> [Work instructions]: In this exercise, the entries below include pictures. Repeat exactly the lines from the line with "What Altair code" to the line with "import pandas as pd", including both, but without the pictures.

─── Raw records ───

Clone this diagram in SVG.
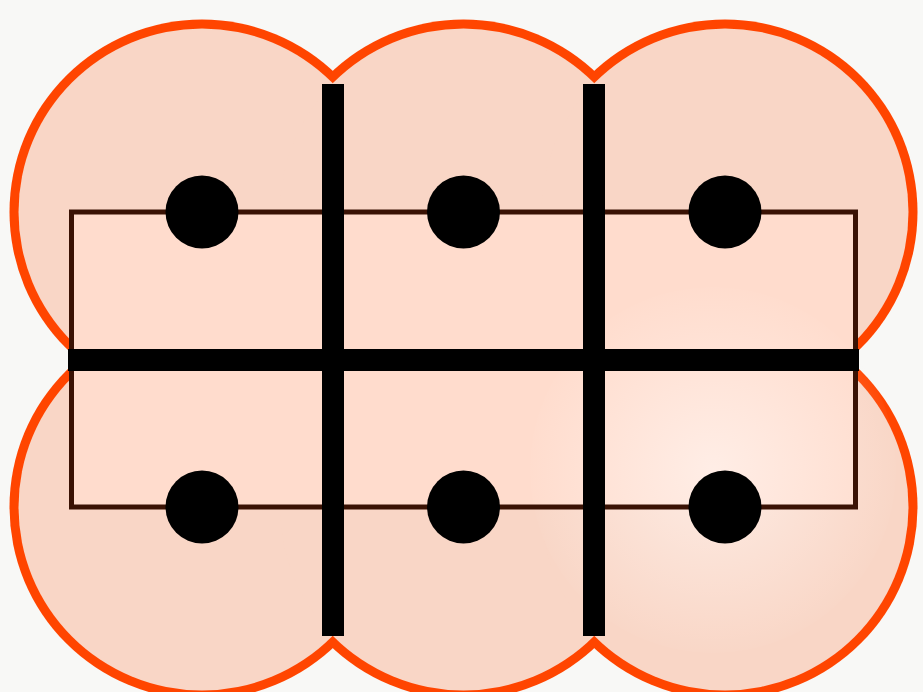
<svg xmlns="http://www.w3.org/2000/svg" width="923" height="692" viewBox="0 0 923 692">
<style>
.outer{fill:#ff4500}
.inner{fill:#f9d6c6}
.bar{stroke:#000;stroke-width:22;fill:none}
.dot{fill:#000}
</style>
<defs>
<radialGradient id="hl" cx="713" cy="470" r="190" gradientUnits="userSpaceOnUse">
<stop offset="0" stop-color="#fff3ee" stop-opacity="0.75"/>
<stop offset="1" stop-color="#fff3ee" stop-opacity="0"/>
</radialGradient>
</defs>
<rect width="923" height="692" fill="#f8f8f6"/>
<g id="blob">
<g class="outer">
<circle cx="202" cy="212" r="192.5"/>
<circle cx="463.5" cy="212" r="192.5"/>
<circle cx="725" cy="212" r="192.5"/>
<circle cx="202" cy="507" r="192.5"/>
<circle cx="463.5" cy="507" r="192.5"/>
<circle cx="725" cy="507" r="192.5"/>
</g>
<g class="inner">
<circle cx="202" cy="212" r="183.5"/>
<circle cx="463.5" cy="212" r="183.5"/>
<circle cx="725" cy="212" r="183.5"/>
<circle cx="202" cy="507" r="183.5"/>
<circle cx="463.5" cy="507" r="183.5"/>
<circle cx="725" cy="507" r="183.5"/>
</g>
<rect x="71.5" y="212" width="784" height="295" fill="#ffdccd"/>
<circle cx="713" cy="470" r="183" fill="url(#hl)"/>
</g>
<g id="connectors">
<rect x="71.5" y="212" width="784" height="295" fill="none" stroke="#3a1204" stroke-width="5"/>
<line class="bar" x1="333" y1="84" x2="333" y2="636"/>
<line class="bar" x1="594" y1="84" x2="594" y2="636"/>
<line class="bar" x1="68" y1="360" x2="859" y2="360"/>
</g>
<g id="n1"><circle class="dot" cx="202" cy="212" r="36.5"/></g>
<g id="n2"><circle class="dot" cx="463.5" cy="212" r="36.5"/></g>
<g id="n3"><circle class="dot" cx="725" cy="212" r="36.5"/></g>
<g id="n4"><circle class="dot" cx="202" cy="507" r="36.5"/></g>
<g id="n5"><circle class="dot" cx="463.5" cy="507" r="36.5"/></g>
<g id="n6"><circle class="dot" cx="725" cy="507" r="36.5"/></g>
</svg>
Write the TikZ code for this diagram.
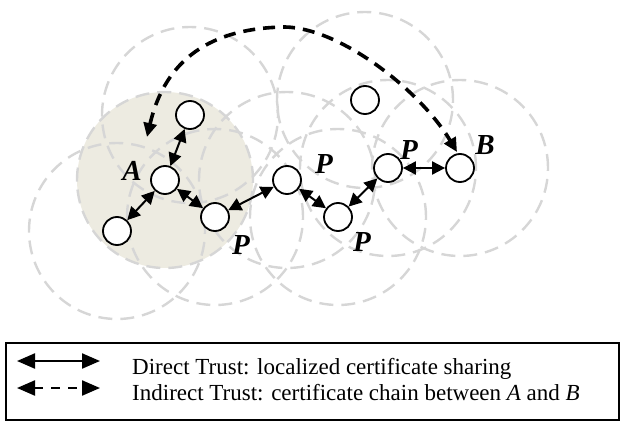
\documentclass[tikz,border=0pt]{standalone}
\usepackage{fontspec}
\setmainfont{Liberation Serif}
\usetikzlibrary{arrows.meta,backgrounds}
\definecolor{rangefill}{RGB}{237,235,225}
\definecolor{rangeline}{RGB}{214,214,214}

\begin{document}
\begin{tikzpicture}[x=1pt,y=-1pt,
    peer/.style={circle,draw,line width=1.8pt,fill=white,minimum size=28pt,inner sep=0pt},
    rangering/.style={draw=rangeline,line width=2.4pt,dash pattern=on 14pt off 8pt},
    lbl/.style={font=\fontsize{29}{29}\selectfont\bfseries\itshape,inner sep=0pt},
    direct/.style={line width=2pt,{Triangle[length=13pt,width=13pt]}-{Triangle[length=13pt,width=13pt]}},
    indirect/.style={line width=3.6pt,dash pattern=on 12pt off 8pt,{Triangle[length=14pt,width=13pt]}-{Triangle[length=14pt,width=13pt]}},
    legdirect/.style={line width=2.2pt,{Triangle[length=18pt,width=15pt]}-{Triangle[length=18pt,width=15pt]}},
    legindirect/.style={legdirect,dash pattern=on 9pt off 8pt},
    legtxt/.style={anchor=base west,font=\fontsize{23}{23}\selectfont,inner sep=0pt}]
  \useasboundingbox (0,0) rectangle (621,423);

  \node[peer] (a)  at (165,180) {};
  \node[peer] (n1) at (190,115) {};
  \node[peer] (n2) at (117,231) {};
  \node[peer] (n3) at (365,100) {};
  \node[peer] (p1) at (215,217) {};
  \node[peer] (p2) at (287,180) {};
  \node[peer] (p3) at (338,217) {};
  \node[peer] (p4) at (388,168) {};
  \node[peer] (b)  at (460,168) {};

  \begin{scope}[on background layer]
    \fill[rangefill] (a) circle[radius=88pt];
    \foreach \n in {a,n1,n2,n3,p1,p2,p3,p4,b}
      \draw[rangering] (\n) circle[radius=88pt];
  \end{scope}

  \node[lbl] (la)  at (132,171) {A};
  \node[lbl] (lp1) at (241,245) {P};
  \node[lbl] (lp2) at (324,164) {P};
  \node[lbl] (lp3) at (362,242) {P};
  \node[lbl] (lp4) at (409,150) {P};
  \node[lbl] (lb)  at (485,145) {B};

  \draw[direct] (a) -- (n1);
  \draw[direct] (a) -- (n2);
  \draw[direct] (a) -- (p1);
  \draw[direct] (p1) -- (p2);
  \draw[direct] (p2) -- (p3);
  \draw[direct] (p3) -- (p4);
  \draw[direct] (p4) -- (b);

  \coordinate (ta) at (147,137);
  \coordinate (tb) at (457,152);
  \draw[indirect] (ta) .. controls (165,60) and (210,28) .. (285,27)
                       .. controls (340,28) and (420,90) .. (tb);

  \node[draw,line width=1.8pt,minimum width=613pt,minimum height=77pt,inner sep=0pt] (legend) at (312.5,381.5) {};
  \coordinate (s1) at (17,361);
  \coordinate (e1) at (100,361);
  \coordinate (s2) at (17,388);
  \coordinate (e2) at (100,388);
  \draw[legdirect] (s1) -- (e1);
  \draw[legindirect] (s2) -- (e2);
  \node[legtxt] (t1) at (132,374) {Direct Trust: localized certificate sharing};
  \node[legtxt] (t2) at (132,400) {Indirect Trust: certificate chain between \textit{A} and \textit{B}};
\end{tikzpicture}
\end{document}
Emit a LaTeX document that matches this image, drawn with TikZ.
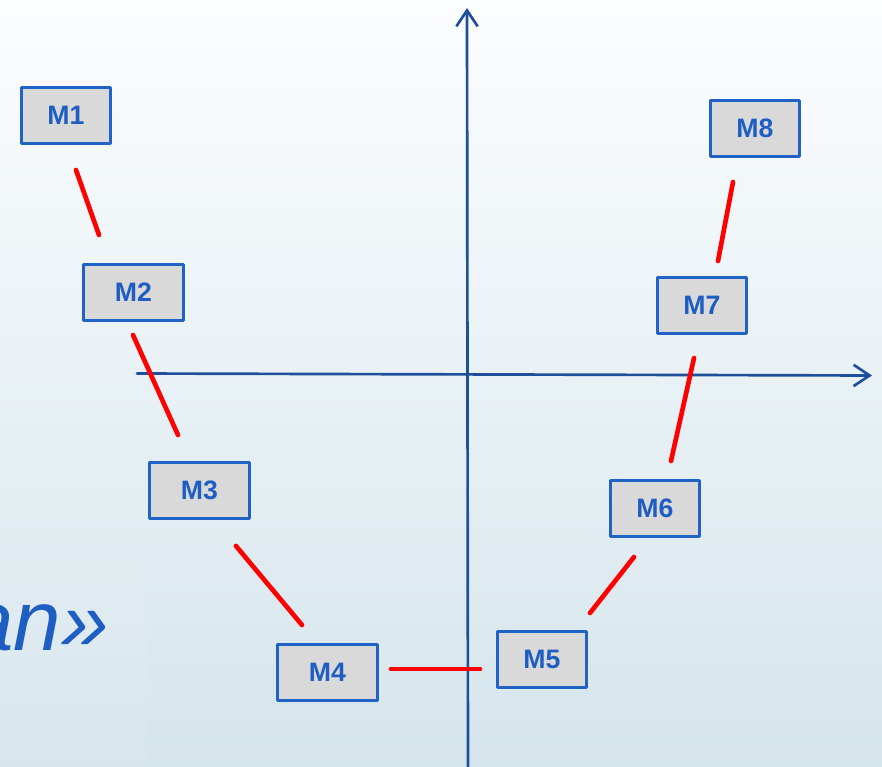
\documentclass[tikz,border=0pt]{standalone}
\usepackage{fontspec}
\setmainfont{Liberation Sans}
\usetikzlibrary{arrows.meta}
\definecolor{axisblue}{HTML}{1F4E9A}
\definecolor{boxblue}{HTML}{1F63C6}
\definecolor{textblue}{HTML}{1E5EC2}
\definecolor{boxgray}{HTML}{D9D9D9}
\definecolor{linkred}{HTML}{FF0000}
\definecolor{bgtop}{HTML}{FCFDFE}
\definecolor{bgbottom}{HTML}{D5E5EC}
\tikzset{
  every picture/.style={
    line join=round,
    line cap=round,
    >={Straight Barb[length=12pt,width=16pt]},  % open chevron on both axes
  },
  mbox/.style={draw=boxblue, fill=boxgray, line width=2.3pt,
    minimum width=66.75pt, minimum height=42pt, inner sep=0pt,
    text=textblue, font=\fontsize{20}{20}\selectfont\bfseries},
  mwide/.style={mbox, minimum width=75pt},
  link/.style={linkred, line width=3.5pt},
  axis/.style={->, axisblue, line width=2pt},
}

\begin{document}
\begin{tikzpicture}[x=0.75pt,y=-0.75pt]
\useasboundingbox (0,0) rectangle (882,767);
\shade[top color=bgtop, bottom color=bgbottom] (0,0) rectangle (882,767);
\fill[white, opacity=0.07] (0,562) rectangle (146,767);
\node[anchor=base east, text=textblue, inner sep=0pt,
  font=\fontsize{64}{64}\selectfont\itshape] (tag) at (109,650) {an»};
% axes
\coordinate (xl) at (137,373.5);
\coordinate (xr) at (872,375.5);
\coordinate (yb) at (468,770);
\coordinate (yt) at (467,8);
\draw[axis] (xl) -- (xr);
\draw[axis] (yb) -- (yt);
% boxes
\node[mbox] (m1) at (66,115.5) {M1};
\node[mwide] (m2) at (133.5,292.5) {M2};
\node[mwide] (m3) at (199.5,490.5) {M3};
\node[mwide] (m4) at (327.5,672.5) {M4};
\node[mbox] (m5) at (542,659.5) {M5};
\node[mbox] (m6) at (655,508.5) {M6};
\node[mbox] (m7) at (702,305.5) {M7};
\node[mbox] (m8) at (755,128.5) {M8};
% red links, they stop short of the boxes
\coordinate (a12) at (76,170);  \coordinate (b12) at (99,235);
\coordinate (a23) at (133,335); \coordinate (b23) at (178,435);
\coordinate (a34) at (236,546); \coordinate (b34) at (302,625);
\coordinate (a45) at (391,669); \coordinate (b45) at (480,669);
\coordinate (a56) at (590,613); \coordinate (b56) at (634,557);
\coordinate (a67) at (671,461); \coordinate (b67) at (694,358);
\coordinate (a78) at (718,261); \coordinate (b78) at (733,182);
\foreach \p in {12,23,34,45,56,67,78}
  \draw[link] (a\p) -- (b\p);
\end{tikzpicture}
\end{document}
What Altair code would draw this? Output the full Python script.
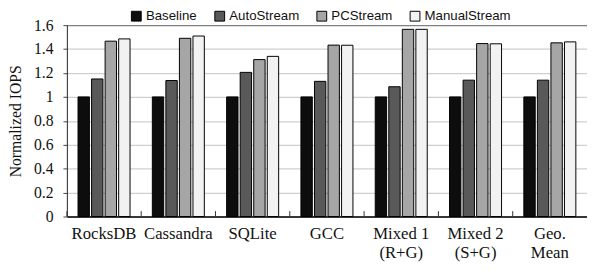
import altair as alt
import pandas as pd

categories = ["RocksDB", "Cassandra", "SQLite", "GCC", "Mixed 1\n(R+G)", "Mixed 2\n(S+G)", "Geo.\nMean"]
series = ["Baseline", "AutoStream", "PCStream", "ManualStream"]
baseline = [1.0, 1.0, 1.0, 1.0, 1.0, 1.0, 1.0]
autostream = [1.15, 1.137, 1.205, 1.13, 1.085, 1.14, 1.14]
pcstream = [1.466, 1.49, 1.312, 1.433, 1.565, 1.446, 1.452]
manualstream = [1.485, 1.509, 1.339, 1.432, 1.565, 1.444, 1.46]
colors = ["#0c0d0c", "#595959", "#a6a6a6", "#f2f2f2"]
y_ticks = [0, 0.2, 0.4, 0.6, 0.8, 1.0, 1.2, 1.4, 1.6]

rows = []
for s, vals in zip(series, [baseline, autostream, pcstream, manualstream]):
    for c, v in zip(categories, vals):
        rows.append({"cat": c, "series": s, "value": v})
df = pd.DataFrame(rows)
cat_df = pd.DataFrame({"cat": categories})

W = 530
step = W / len(categories)

x_scale = alt.Scale(domain=categories, paddingInner=0.3, paddingOuter=0.15)
y_scale = alt.Scale(domain=[0, 1.6], nice=False)

x_axis = alt.Axis(title=None, labelAngle=0, labelFont="Liberation Serif",
                  labelFontSize=17, labelColor="#111", labelLineHeight=20,
                  labelPadding=9, ticks=False, domainColor="#000",
                  domainWidth=1.5,
                  labelExpr="split(datum.label, '\\n')")
y_axis = alt.Axis(title="Normalized IOPS", values=y_ticks, format="~g",
                  labelOverlap=False,
                  titleFont="Liberation Serif", titleFontSize=16,
                  titleFontWeight="normal", titleColor="#111",
                  titlePadding=10,
                  labelFont="Liberation Serif", labelFontSize=16,
                  labelColor="#111", labelPadding=10, tickSize=4,
                  tickColor="#444", domainColor="#222",
                  gridColor={"condition": {"test": "datum.value > 1.55", "value": "#808080"},
                             "value": "#cfcfcf"},
                  gridWidth=1.3)

bars = alt.Chart(df).mark_bar(stroke="black", strokeWidth=1).encode(
    x=alt.X("cat:N", scale=x_scale, sort=categories, axis=x_axis),
    xOffset=alt.XOffset("series:N", sort=series, scale=alt.Scale(paddingInner=0.16)),
    y=alt.Y("value:Q", scale=y_scale, axis=y_axis),
    color=alt.Color("series:N", sort=series,
                    scale=alt.Scale(domain=series, range=colors),
                    legend=alt.Legend(title=None, orient="none", direction="horizontal",
                                      legendX=64, legendY=-16, symbolType="square",
                                      symbolSize=100, symbolStrokeColor="black",
                                      symbolStrokeWidth=1, labelFont="Liberation Sans",
                                      labelFontSize=13.5, labelColor="#111",
                                      labelOffset=3, columnPadding=15)),
)

ticks = alt.Chart(cat_df).mark_rule(color="#333", strokeWidth=1, xOffset=-step / 2).encode(
    x=alt.X("cat:N", scale=x_scale, sort=categories, axis=x_axis),
    y=alt.Y(datum=0, scale=y_scale, axis=y_axis),
    y2=alt.Y2(datum=0.045),
)

chart = alt.layer(bars, ticks).properties(
    width=W, height=195,
    autosize=alt.AutoSizeParams(type="none"),
    padding={"left": 60, "top": 15, "right": 0, "bottom": 50},
).configure_view(stroke=None)

chart.save("out.html", embed_options={"renderer": "svg", "actions": False})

───

> [Exercise response]:
What Altair code would draw this? Output the full Python script.
import altair as alt
import pandas as pd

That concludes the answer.